Objective:
Skip all pictures, then copy the lines from the start of the data through the line with "import * as", keeping both ends.
═══ Source data
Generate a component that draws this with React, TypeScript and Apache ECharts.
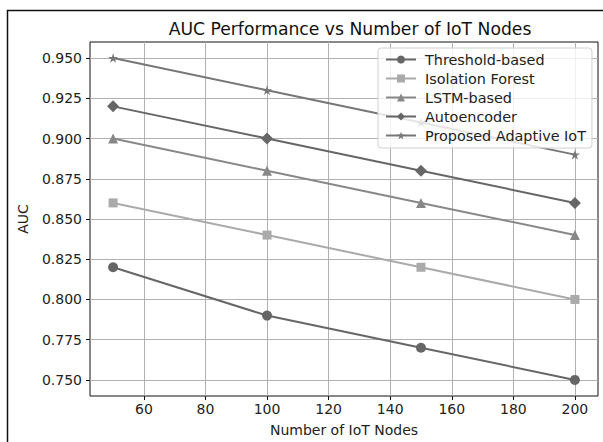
import React, { useEffect, useRef } from "react";
import * as echarts from "echarts";

const nodes = [50, 100, 150, 200];
const seriesNames = ["Threshold-based", "Isolation Forest", "LSTM-based", "Autoencoder", "Proposed Adaptive IoT"];
const thresholdVals = [0.82, 0.79, 0.77, 0.75];
const isolationVals = [0.86, 0.84, 0.82, 0.80];
const lstmVals = [0.90, 0.88, 0.86, 0.84];
const autoencoderVals = [0.92, 0.90, 0.88, 0.86];
const proposedVals = [0.95, 0.93, 0.91, 0.89];
const xTicks = [60, 80, 100, 120, 140, 160, 180, 200];
const yTicks = [0.75, 0.775, 0.8, 0.825, 0.85, 0.875, 0.9, 0.925, 0.95];

const STAR = "path://M0,-1L0.2245,-0.309L0.951,-0.309L0.363,0.118L0.588,0.809L0,0.382L-0.588,0.809L-0.363,0.118L-0.951,-0.309L-0.2245,-0.309Z";

const FONT = "DejaVu Sans";

export default function App() {
  const ref = useRef<HTMLDivElement>(null);
  useEffect(() => {
    if (!ref.current) return;
    const chart = echarts.init(ref.current, null, { renderer: "svg" });
    const allVals = [thresholdVals, isolationVals, lstmVals, autoencoderVals, proposedVals];
    const colors = ["#666666", "#aaaaaa", "#888888", "#666666", "#777777"];
    const symbols = ["circle", "rect", "triangle", "diamond", STAR];
    const sizes = [10, 9, 10, 12, 10];
    const series = allVals.map((vals, i) => ({
      name: seriesNames[i],
      type: "line",
      data: nodes.map((n, j) => [n, vals[j]]),
      symbol: symbols[i],
      symbolSize: sizes[i],
      symbolKeepAspect: true,
      showSymbol: true,
      lineStyle: { color: colors[i], width: 2 },
      itemStyle: { color: colors[i] },
      emphasis: { disabled: true },
    }));
    chart.setOption({
      animation: false,
      textStyle: { fontFamily: FONT },
      title: {
        text: "AUC Performance vs Number of IoT Nodes",
        left: 345,
        textAlign: "center",
        top: 15,
        textStyle: { fontFamily: FONT, fontSize: 17.2, fontWeight: "normal", color: "#111" },
      },
      graphic: [
        {
          type: "rect",
          shape: { x: 7.5, y: 10.5, width: 640, height: 480 },
          style: { fill: "none", stroke: "#111", lineWidth: 1.5 },
          silent: true,
          z: -1,
        },
      ],
      legend: {
        orient: "vertical",
        left: 378,
        top: 48,
        itemWidth: 30,
        itemHeight: 10,
        itemGap: 2,
        padding: [3, 6, 4, 7],
        borderColor: "#d0d0d0",
        borderWidth: 1,
        borderRadius: 3,
        backgroundColor: "rgba(255,255,255,0.8)",
        textStyle: { fontFamily: FONT, fontSize: 14.4, lineHeight: 17, color: "#222", padding: [0, 0, 0, 4] },
        data: seriesNames,
      },
      grid: { left: 90, right: 5, top: 42, bottom: 45, show: true, borderColor: "#111", borderWidth: 1, backgroundColor: "transparent" },
      xAxis: {
        type: "value",
        min: 42.5,
        max: 207.5,
        name: "Number of IoT Nodes",
        nameLocation: "middle",
        nameGap: 27,
        nameTextStyle: { fontFamily: FONT, fontSize: 14, color: "#222" },
        axisLine: { show: false },
        axisTick: { show: true, customValues: xTicks, length: 4, lineStyle: { color: "#111" } },
        axisLabel: { customValues: xTicks, fontFamily: FONT, fontSize: 14, color: "#222", margin: 6 },
        splitLine: { show: true, lineStyle: { color: "#b0b0b0", width: 1 } },
      },
      yAxis: {
        type: "value",
        min: 0.74,
        max: 0.96,
        name: "AUC",
        nameLocation: "middle",
        nameGap: 60,
        nameRotate: 90,
        nameTextStyle: { fontFamily: FONT, fontSize: 14, color: "#222" },
        axisLine: { show: false },
        axisTick: { show: true, customValues: yTicks, length: 4, lineStyle: { color: "#111" } },
        axisLabel: {
          customValues: yTicks,
          fontFamily: FONT,
          fontSize: 14,
          color: "#222",
          margin: 8,
          formatter: (v: number) => v.toFixed(3),
        },
        splitLine: { show: true, lineStyle: { color: "#b0b0b0", width: 1 } },
      },
      series,
    });
    return () => chart.dispose();
  }, []);
  return <div ref={ref} style={{ position: "absolute", left: 0, top: 0, width: 603, height: 442 }} />;
}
══════
The completed task:
Generate a component that draws this with React, TypeScript and Apache ECharts.
import React, { useEffect, useRef } from "react";
import * as echarts from "echarts";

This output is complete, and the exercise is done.